The motivation for effective length correction is that not all positions on a transcript are equally "sequenceable". Forget, for a moment, about the technicalities of union, intersection, etc. (since these notions don't exist in the context of transcript quantification). Instead, think about drawing sequences from an actual transcript. Imagine I have a transcript of length 1000. Starting from, say, the 100th position, I could draw a fragment of length 100, 200, 300, etc. all the way up through 900. This is because if I start the fragment at position 100, there are 900 sequenceable bases downstream of the fragment start site. Now, 900 is likely larger than almost all of the actual fragments in my library. In other words, the length of the fragment I could draw starting at this position is effectively unconstrained. If we were to add up the probabilities, under our empirical fragment length distribution, corresponding to all sequenceable fragment lengths that we could draw starting at position 100, this sum would be very close to 1. Now, imagine instead that a sequenced fragment from the same transcript starts at position 950. What fragment lengths could be sequenced? Well, any fragment of length greater than 50 is not possible, since, starting at position 950, there are only 50 sequenceable bases remaining in the transcript. Thus, if we were to add up the probabilities, under our empirical fragment length distribution, corresponding to all sequenceable fragment lengths that we could draw starting at position 950, this sum would be very small (the empirical probability of seeing a fragment of length 1 or 2 or 3 or ... or 50). Thus, given the fragment length distribution, we know that not all positions on a transcript are equally "sequenceable", and this is exactly what the effective length accounts for. The effective length of the transcript is simply the sum of the sequenceable probabilities, summed over every possible starting position in the transcript. This will be small near the ends of the transcripts, and essentially 1 away from the ends.

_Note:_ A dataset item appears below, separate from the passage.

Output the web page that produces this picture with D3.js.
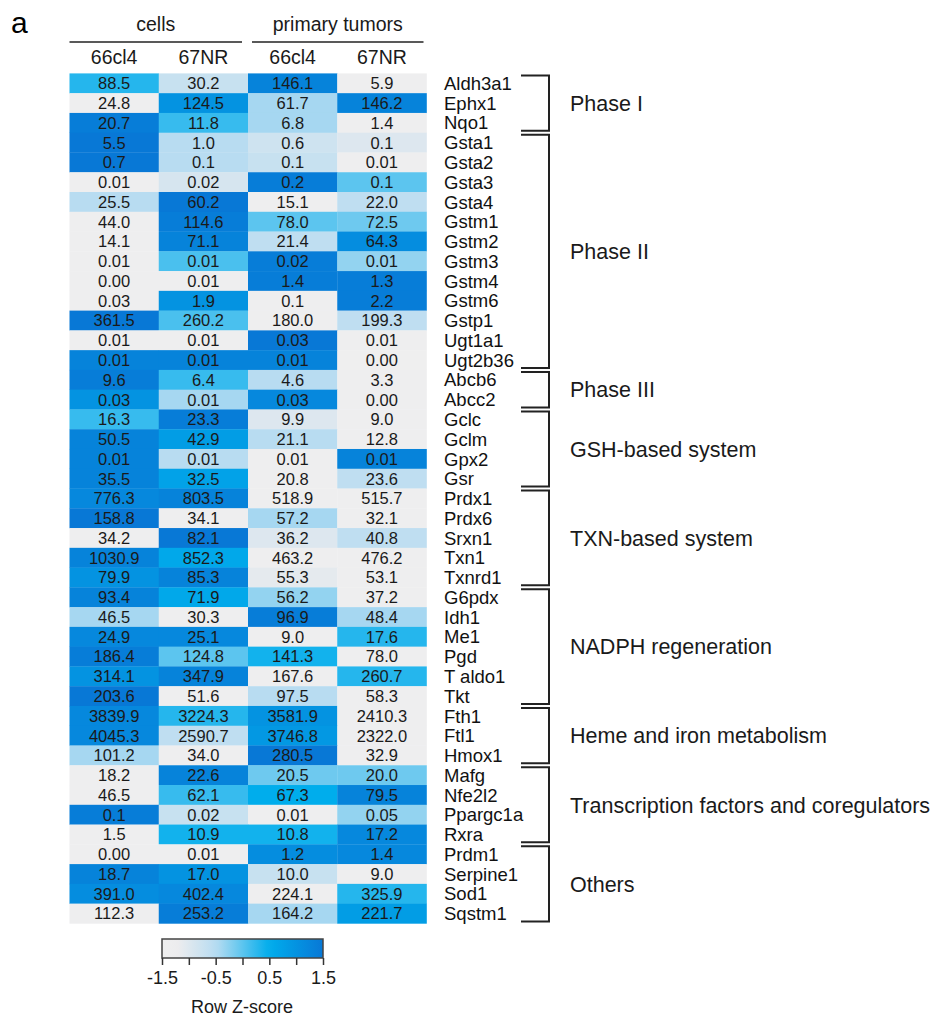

This value (the effective length) is usually very well approximated by taking the transcript's original length minus the average fragment length (as determined by the empirical fragment length distribution).
So regarding you second question, the script in the post you reference seems to subtract the average fragment length from the feature length, which agrees with the approximation I mention above. However, one potential issue with that script, and certainly something that may add to confusion, is that manner of effective length correction doesn't really make sense in the "gene counting" model. This is because the effective length is a property of the transcript (i.e. the target from which the fragments are actually being drawn). When you do gene-level analysis by simply counting the reads that hit a gene model, you really don't know the length of the transcript that is generating each fragment. Crucially, for the purposes of computing a relative abundance metric like TPM, subtracting the mean fragment length from the "gene model" is not equivalent to subtracting the mean fragment length from each of the constituent transcripts of that gene that might generate fragments at different rates. This is why tools like RSEM and tximport derive an average gene length by looking at an abundance weighted average of transcript lengths. In order for the effective length correction to make sense, you have to account for the feature from which you're actually sampling the fragments, and the union, intersection, or union-intersection gene models do not constitute such features. Let me know if any of this clarifies what I've written above.